The victim, whom police have not yet identified, was an experienced wingsuit skydiver who appeared to have technical problems before crashing into a farm on Proulx Road, a few kilometres north of the Gatineau-Ottawa Executive Airport.
He had been taking part in the third annual Rockstar Boogie, a weekend-long event in which participants can perform unconventional jumps. Police have speculated that his parachute may not have deployed properly.
According to Daniel Sévigny, co-owner of Parachute GO Skydive, which hosted the event, the victim was remembered by his colleagues Saturday evening with a minute of silence, a group hug and a singing of one of his favourite songs.
“We’re all a family,” Sévigny said Sunday, “and it’s a very sad time when we lose one of our own. How do you feel when you lose a family member or loved one? It’s the same thing with us.
“You have to know how to push your limits and push them safely, so you keep improving,” he added. “That’s not just about skydiving; that’s about life.
“But this is not the time to be saying how skydiving is safe and things like that. This is a time for the family to grieve.”
Wingsuit skydivers, wearing suits with air-filled webbing under their arms and between their feet, can reach speeds in excess of 300 kilometres an hour and soar more than seven kilometres before deploying their parachutes. The sport was officially recognized by the Fédération Aéronautique Internationale governing body at the end of 2014. Two years ago, the Canadian Sport Parachuting Association took it under its administrative purview as an official sport.
In an interview last fall with Postmedia, Ottawa wingsuit skydiver Nick Yu, then a member of Canada’s national team, was careful to describe the sport’s inherent hazards.
“I’m not going to say it’s a non-event, because it happens. I don’t want to say it’s a dangerous sport, but it has risks.”
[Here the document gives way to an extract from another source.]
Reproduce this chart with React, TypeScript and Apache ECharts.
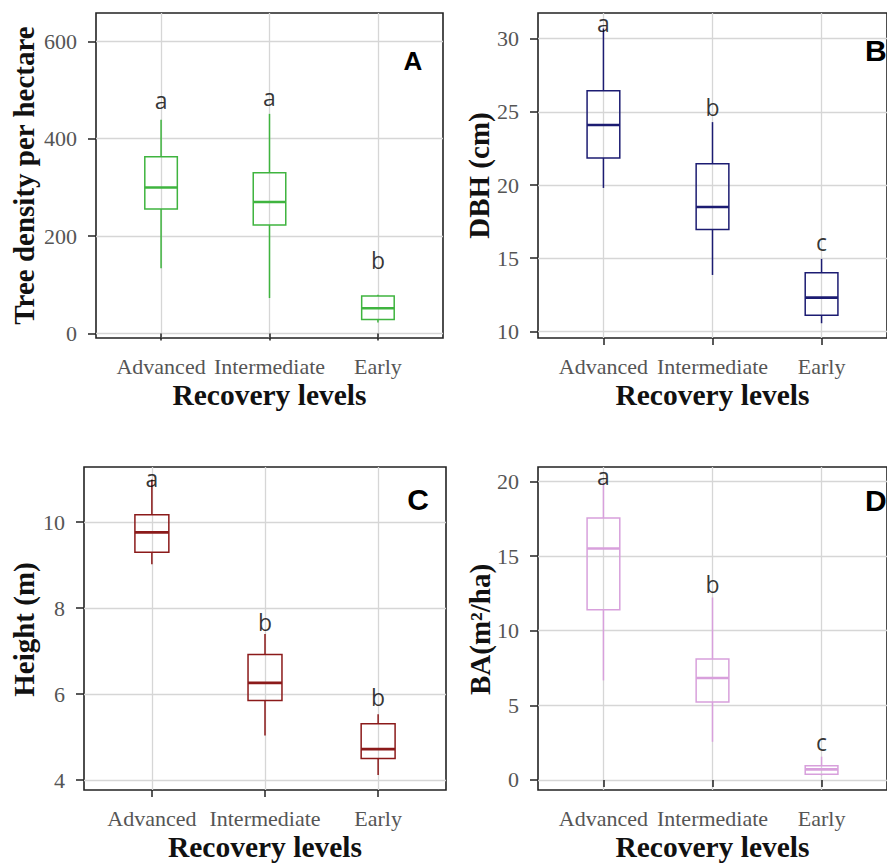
import React, { useEffect, useRef } from "react";
import * as echarts from "echarts";

// ---------- data ----------
const categories = ["Advanced", "Intermediate", "Early"];

// [min, Q1, median, Q3, max] per category
const densityStats = [
  [134, 256, 300, 363, 439],
  [73, 223, 270, 330, 451],
  [23, 29, 52, 77, 80],
];
const dbhStats = [
  [19.8, 21.85, 24.1, 26.45, 30.7],
  [13.85, 16.95, 18.5, 21.45, 24.3],
  [10.55, 11.1, 12.3, 14.0, 14.95],
];
const heightStats = [
  [9.02, 9.3, 9.76, 10.17, 10.99],
  [5.04, 5.85, 6.26, 6.92, 7.4],
  [4.12, 4.5, 4.72, 5.31, 5.53],
];
const baStats = [
  [6.67, 11.4, 15.5, 17.55, 19.9],
  [2.56, 5.23, 6.83, 8.11, 12.22],
  [0.3, 0.38, 0.71, 0.96, 1.56],
];

// significance letters and the value at which they are drawn
const densityLetters = ["a", "a", "b"];
const densityLetterY = [480, 486, 151];
const dbhLetters = ["a", "b", "c"];
const dbhLetterY = [31.1, 25.36, 16.08];
const heightLetters = ["a", "b", "b"];
const heightLetterY = [11.03, 7.68, 5.94];
const baLetters = ["a", "b", "c"];
const baLetterY = [20.33, 13.11, 2.56];

// y tick values
const densityTicks = [0, 200, 400, 600];
const dbhTicks = [10, 15, 20, 25, 30];
const heightTicks = [4, 6, 8, 10];
const baTicks = [0, 5, 10, 15, 20];

const yTitles = ["Tree density per hectare", "DBH (cm)", "Height (m)", "BA(m²/ha)"];
const xTitle = "Recovery levels";
const panelTags = ["A", "B", "C", "D"];

// ---------- layout / style ----------
const panels = [
  {
    stats: densityStats, letters: densityLetters, letterY: densityLetterY, ticks: densityTicks,
    color: "#3fb43f", grid: { left: 96, top: 13, width: 347, height: 325 }, yMin: -9, yMax: 658,
    titleX: 24, tag: { x: 413, y: 61, size: 26, align: "center" },
  },
  {
    stats: dbhStats, letters: dbhLetters, letterY: dbhLetterY, ticks: dbhTicks,
    color: "#1c1c72", grid: { left: 538, top: 13, width: 363, height: 325 }, yMin: 9.54, yMax: 31.76,
    titleX: 479, tag: { x: 865, y: 50, size: 30, align: "left" },
  },
  {
    stats: heightStats, letters: heightLetters, letterY: heightLetterY, ticks: heightTicks,
    color: "#8b1a1a", grid: { left: 84, top: 467, width: 362, height: 325 }, yMin: 3.77, yMax: 11.28,
    titleX: 24, tag: { x: 418, y: 499, size: 30, align: "center" },
  },
  {
    stats: baStats, letters: baLetters, letterY: baLetterY, ticks: baTicks,
    color: "#d8a0dc", grid: { left: 538, top: 467, width: 363, height: 325 }, yMin: -0.67, yMax: 20.96,
    titleX: 480, tag: { x: 865, y: 500, size: 30, align: "left" },
  },
];

const serif = "Liberation Serif";
const tickColor = "#222";
const labelColor = "#555555";
const gridLineColor = "#d6d6d6";

export default function App() {
  const ref = useRef<HTMLDivElement>(null);

  useEffect(() => {
    if (!ref.current) return;
    const chart = echarts.init(ref.current, undefined, { renderer: "svg" });

    const grid: any[] = [];
    const xAxis: any[] = [];
    const yAxis: any[] = [];
    const series: any[] = [];
    const graphic: any[] = [];

    panels.forEach((p, i) => {
      grid.push({
        ...p.grid,
        show: true,
        borderColor: "#222",
        borderWidth: 1.6,
        backgroundColor: "transparent",
        containLabel: false,
      });
      xAxis.push({
        type: "value",
        gridIndex: i,
        min: 0.4,
        max: 3.6,
        axisLine: { show: false },
        axisTick: {
          show: true,
          customValues: [1, 2, 3],
          length: 7,
          lineStyle: { color: tickColor, width: 1.5 },
        },
        axisLabel: {
          customValues: [1, 2, 3],
          formatter: (v: number) => categories[Math.round(v) - 1] ?? "",
          margin: 17,
          fontFamily: serif,
          fontSize: 22,
          color: labelColor,
        },
        splitLine: { show: true, lineStyle: { color: gridLineColor, width: 1.3 } },
        name: xTitle,
        nameLocation: "middle",
        nameGap: 42,
        nameTextStyle: { fontFamily: serif, fontWeight: "bold", fontSize: 29.5, color: "#111" },
      });
      yAxis.push({
        type: "value",
        gridIndex: i,
        min: p.yMin,
        max: p.yMax,
        axisLine: { show: false },
        axisTick: {
          show: true,
          customValues: p.ticks,
          length: 8,
          lineStyle: { color: tickColor, width: 1.5 },
        },
        axisLabel: {
          customValues: p.ticks,
          margin: 19,
          fontFamily: serif,
          fontSize: 22,
          color: labelColor,
        },
        splitLine: { show: true, lineStyle: { color: gridLineColor, width: 1.3 } },
      });

      const color = p.color;
      series.push({
        type: "custom",
        xAxisIndex: i,
        yAxisIndex: i,
        data: p.stats.map((s, k) => [k + 1, ...s]),
        encode: { x: 0, y: [1, 2, 3, 4, 5] },
        renderItem: (params: any, api: any) => {
          const x = api.value(0);
          const lo = api.coord([x, api.value(1)]);
          const q1 = api.coord([x, api.value(2)]);
          const med = api.coord([x, api.value(3)]);
          const q3 = api.coord([x, api.value(4)]);
          const hi = api.coord([x, api.value(5)]);
          const w = api.size([1, 0])[0] * 0.3;
          const stroke = { stroke: color, lineWidth: 1.5, fill: "none" };
          return {
            type: "group",
            children: [
              { type: "line", shape: { x1: hi[0], y1: hi[1], x2: q3[0], y2: q3[1] }, style: stroke },
              { type: "line", shape: { x1: q1[0], y1: q1[1], x2: lo[0], y2: lo[1] }, style: stroke },
              {
                type: "rect",
                shape: { x: q3[0] - w / 2, y: q3[1], width: w, height: q1[1] - q3[1] },
                style: { stroke: color, lineWidth: 1.5, fill: "rgba(255,255,255,0)" },
              },
              {
                type: "line",
                shape: { x1: med[0] - w / 2, y1: med[1], x2: med[0] + w / 2, y2: med[1] },
                style: { stroke: color, lineWidth: 2.6 },
              },
            ],
          };
        },
        silent: true,
        z: 3,
      });
      series.push({
        type: "scatter",
        xAxisIndex: i,
        yAxisIndex: i,
        symbolSize: 0,
        data: p.letterY.map((v, k) => [k + 1, v]),
        label: {
          show: true,
          position: "inside",
          formatter: (d: any) => p.letters[d.dataIndex],
          fontFamily: "Open Sans",
          fontSize: 23,
          color: "#000",
        },
        silent: true,
        z: 4,
      });

      const cy = p.grid.top + p.grid.height / 2;
      graphic.push({
        type: "text",
        x: p.titleX,
        y: cy,
        rotation: Math.PI / 2,
        style: {
          text: yTitles[i],
          fontFamily: serif,
          fontWeight: "bold",
          fontSize: 29,
          fill: "#111",
          align: "center",
          verticalAlign: "middle",
        },
      });
      graphic.push({
        type: "text",
        x: p.tag.x,
        y: p.tag.y,
        style: {
          text: panelTags[i],
          fontFamily: "Liberation Sans",
          fontWeight: "bold",
          fontSize: p.tag.size,
          fill: "#000",
          align: p.tag.align,
          verticalAlign: "middle",
        },
      });
    });

    chart.setOption({
      animation: false,
      backgroundColor: "#ffffff",
      textStyle: { fontFamily: serif },
      grid,
      xAxis,
      yAxis,
      series,
      graphic,
    });

    return () => chart.dispose();
  }, []);

  return (
    <div
      ref={ref}
      style={{ position: "absolute", left: 0, top: 0, width: 887, height: 863 }}
    />
  );
}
Worldwide, there have been at least three other wingsuit deaths this year, including that of 28-year-old Canadian Graham Dickinson, who died in January while training in China.
Parachute GO Skydive was involved in an incident two years ago, when 22-year-old instructor Carolyne Breton and a 45-year-old client made a tandem parachute jump together. The pair ended up spiralling to the ground using a reserve parachute, seriously injuring both.